Saved entries:

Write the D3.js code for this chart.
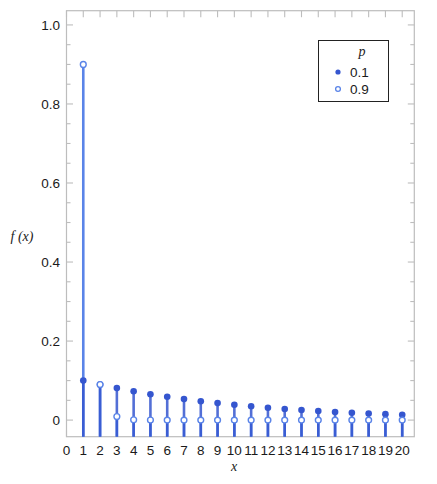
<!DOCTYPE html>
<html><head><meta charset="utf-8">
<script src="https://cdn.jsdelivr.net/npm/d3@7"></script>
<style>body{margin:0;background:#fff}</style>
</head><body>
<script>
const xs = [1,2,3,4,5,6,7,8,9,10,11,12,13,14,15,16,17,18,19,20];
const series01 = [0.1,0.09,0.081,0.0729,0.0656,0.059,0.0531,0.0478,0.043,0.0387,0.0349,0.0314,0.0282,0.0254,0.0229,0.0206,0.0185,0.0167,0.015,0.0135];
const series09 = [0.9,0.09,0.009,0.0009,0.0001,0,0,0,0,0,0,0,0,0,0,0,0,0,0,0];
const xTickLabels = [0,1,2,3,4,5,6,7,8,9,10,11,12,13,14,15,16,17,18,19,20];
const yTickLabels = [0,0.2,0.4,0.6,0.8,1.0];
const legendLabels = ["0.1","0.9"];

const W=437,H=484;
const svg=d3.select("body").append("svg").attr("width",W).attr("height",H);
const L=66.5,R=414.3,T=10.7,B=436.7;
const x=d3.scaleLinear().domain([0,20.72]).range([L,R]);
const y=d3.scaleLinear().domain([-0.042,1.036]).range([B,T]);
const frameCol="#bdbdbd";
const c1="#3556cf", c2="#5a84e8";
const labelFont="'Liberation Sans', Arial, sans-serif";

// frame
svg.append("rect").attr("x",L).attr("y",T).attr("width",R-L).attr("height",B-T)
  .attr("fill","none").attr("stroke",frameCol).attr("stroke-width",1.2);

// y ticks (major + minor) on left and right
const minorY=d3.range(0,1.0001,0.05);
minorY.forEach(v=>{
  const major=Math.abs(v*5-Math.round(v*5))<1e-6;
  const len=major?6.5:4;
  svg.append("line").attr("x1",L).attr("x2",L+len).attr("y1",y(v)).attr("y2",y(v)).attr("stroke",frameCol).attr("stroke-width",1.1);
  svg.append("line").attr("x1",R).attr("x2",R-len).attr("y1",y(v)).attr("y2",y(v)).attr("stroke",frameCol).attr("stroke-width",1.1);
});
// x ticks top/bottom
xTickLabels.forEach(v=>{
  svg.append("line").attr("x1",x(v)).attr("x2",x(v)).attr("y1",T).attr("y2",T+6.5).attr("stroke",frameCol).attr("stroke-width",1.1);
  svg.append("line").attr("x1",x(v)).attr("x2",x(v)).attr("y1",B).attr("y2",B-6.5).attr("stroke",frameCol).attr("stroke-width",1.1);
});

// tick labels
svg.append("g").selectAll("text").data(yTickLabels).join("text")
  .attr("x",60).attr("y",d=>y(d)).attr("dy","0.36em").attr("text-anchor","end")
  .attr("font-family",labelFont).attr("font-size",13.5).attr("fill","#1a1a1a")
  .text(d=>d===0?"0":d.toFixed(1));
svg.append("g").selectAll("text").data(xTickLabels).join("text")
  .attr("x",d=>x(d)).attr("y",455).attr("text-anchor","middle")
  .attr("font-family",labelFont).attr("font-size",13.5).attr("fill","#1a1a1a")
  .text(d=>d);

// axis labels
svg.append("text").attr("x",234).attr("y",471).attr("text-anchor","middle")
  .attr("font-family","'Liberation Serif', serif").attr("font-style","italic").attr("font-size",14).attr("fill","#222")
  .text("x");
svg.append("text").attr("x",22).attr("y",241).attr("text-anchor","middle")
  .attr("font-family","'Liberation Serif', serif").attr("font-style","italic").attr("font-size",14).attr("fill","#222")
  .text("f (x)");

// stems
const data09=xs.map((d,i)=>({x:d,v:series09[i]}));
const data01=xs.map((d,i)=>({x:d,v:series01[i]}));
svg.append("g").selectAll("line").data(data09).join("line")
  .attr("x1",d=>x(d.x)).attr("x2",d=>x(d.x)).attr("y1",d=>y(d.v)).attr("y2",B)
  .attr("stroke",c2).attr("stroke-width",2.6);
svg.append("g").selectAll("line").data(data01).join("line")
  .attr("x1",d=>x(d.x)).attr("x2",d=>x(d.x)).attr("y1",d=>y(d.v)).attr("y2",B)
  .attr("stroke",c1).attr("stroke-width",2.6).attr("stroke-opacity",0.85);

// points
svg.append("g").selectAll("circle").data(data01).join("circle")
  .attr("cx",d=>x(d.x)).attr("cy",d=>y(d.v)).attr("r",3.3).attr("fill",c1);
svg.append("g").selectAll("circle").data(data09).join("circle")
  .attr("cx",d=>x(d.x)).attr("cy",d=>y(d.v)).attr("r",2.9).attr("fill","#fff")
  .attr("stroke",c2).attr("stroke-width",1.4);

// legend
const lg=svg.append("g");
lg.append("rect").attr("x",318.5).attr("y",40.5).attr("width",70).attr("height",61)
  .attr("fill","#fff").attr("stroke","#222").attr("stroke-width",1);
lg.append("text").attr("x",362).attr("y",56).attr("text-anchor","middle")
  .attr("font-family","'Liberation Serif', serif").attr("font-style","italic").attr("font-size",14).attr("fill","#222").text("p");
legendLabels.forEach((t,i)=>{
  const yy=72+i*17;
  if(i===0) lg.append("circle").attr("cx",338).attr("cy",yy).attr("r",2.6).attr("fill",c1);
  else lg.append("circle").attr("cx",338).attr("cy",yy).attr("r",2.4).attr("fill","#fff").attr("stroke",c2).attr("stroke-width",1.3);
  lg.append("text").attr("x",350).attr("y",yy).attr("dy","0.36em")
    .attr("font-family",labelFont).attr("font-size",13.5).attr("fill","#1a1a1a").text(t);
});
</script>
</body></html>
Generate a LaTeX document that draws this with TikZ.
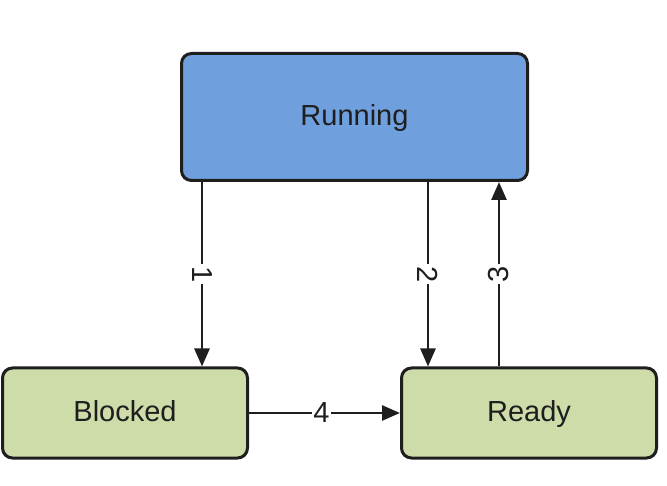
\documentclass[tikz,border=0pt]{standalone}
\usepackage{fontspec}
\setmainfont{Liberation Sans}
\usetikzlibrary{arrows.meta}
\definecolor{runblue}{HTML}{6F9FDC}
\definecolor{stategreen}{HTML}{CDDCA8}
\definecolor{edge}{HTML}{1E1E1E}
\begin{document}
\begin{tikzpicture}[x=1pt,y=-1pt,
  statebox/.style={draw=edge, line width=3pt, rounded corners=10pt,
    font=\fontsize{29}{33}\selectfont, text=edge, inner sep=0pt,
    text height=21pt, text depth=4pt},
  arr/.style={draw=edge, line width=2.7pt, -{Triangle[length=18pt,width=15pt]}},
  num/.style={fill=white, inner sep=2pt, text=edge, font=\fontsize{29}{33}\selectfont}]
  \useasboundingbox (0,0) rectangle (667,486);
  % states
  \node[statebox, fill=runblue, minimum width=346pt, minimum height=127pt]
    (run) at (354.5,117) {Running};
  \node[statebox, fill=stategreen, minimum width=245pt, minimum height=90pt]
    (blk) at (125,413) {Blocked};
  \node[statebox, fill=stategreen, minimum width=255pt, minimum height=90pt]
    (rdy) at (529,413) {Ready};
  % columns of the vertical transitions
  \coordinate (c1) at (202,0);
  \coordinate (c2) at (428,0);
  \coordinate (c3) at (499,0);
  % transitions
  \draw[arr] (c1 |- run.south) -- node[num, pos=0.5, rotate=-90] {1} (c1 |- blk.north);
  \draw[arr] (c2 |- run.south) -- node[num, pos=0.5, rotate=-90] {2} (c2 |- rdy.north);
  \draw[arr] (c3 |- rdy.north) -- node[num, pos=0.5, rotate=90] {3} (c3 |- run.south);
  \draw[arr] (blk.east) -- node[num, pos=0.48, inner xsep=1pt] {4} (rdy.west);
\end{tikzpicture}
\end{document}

- Objective -
Search the data for "this". Copy every matching line.

- Expected output -
Write the D3.js code for this chart.
Generate a LaTeX document that draws this with TikZ.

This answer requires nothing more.